The latest quarterly KPMG survey of the banking and finance sector shows collective profits for the 20 registered banks hit a record last year, rising 11 percent to $5.77 billion from $5.19bn in 2017.
The head of KPMG's banking and finance section, John Kensington, said the rebound in profit was a reflection of the strong local economy, but he warned there were challenges looming.
"A big question hovering like a black cloud over the sector is whether the banking sector is at some sort of crossroads and facing some of the most challenging times it ever has."
Some of the things set to test the sector are the outcome of the joint Reserve Bank/Financial Markets Authority investigation into the culture and conduct of the banking sector.

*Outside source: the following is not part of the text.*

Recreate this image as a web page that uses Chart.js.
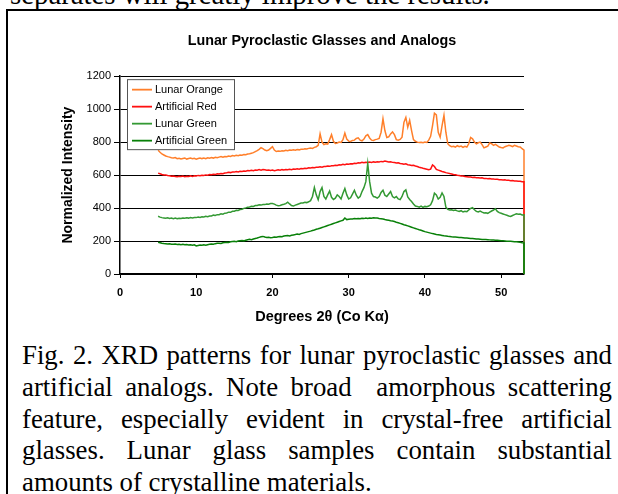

The inquiry cleared the sector of misbehaviour or unethical practices, unlike the inquiry into Australia's banking sector, but gave the major banks until the end of next month to detail how they plan to improve their treatment of consumers.
Mr Kensington said the creation of systems to monitor behaviour and customer satisfaction had not been done before, and would leave the banks in the position of having to devise something new while maintaining their current businesses.
He said on top of that a raft of law changes for consumer finance, credit contracts and insurance were looming which added to the pressure.
However, he said the most significant challenge facing the sector was the Reserve Bank's proposal to make banks hold more cash in reserve to cope with a major financial crisis.
"The consultation paper is probably the most worrying of all the challenges the banks face, not only because it overlays the existing challenges but also for its potential downstream events," Mr Kensington said.
Among the consequences were the potential for higher lending rates, lower deposit rates and credit rationing, which would hit many industries and likely slow the economy.
Banks in fine fettle at present
The KPMG survey showed the top banks enjoyed growth in net interest income, higher margins, lower cost of doing business, and a modest rise in bad debts.
ANZ remained the biggest bank, with close to a third of the sector's assets, the biggest loan books and customer deposits, and the highest profit.
ASB cemented itself in second place, with Westpac and BNZ rounding out the top four. Among them the Australian-owned quartet have more than 80 percent market share.
The best performing New Zealand-owned bank was Kiwibank, which bounced back from a weak 2017 when it wrote off a large amount on a computer-software upgrade.
The survey also showed that the main banks shed more than 200 staff, had 44 fewer branches, and slightly fewer money machines.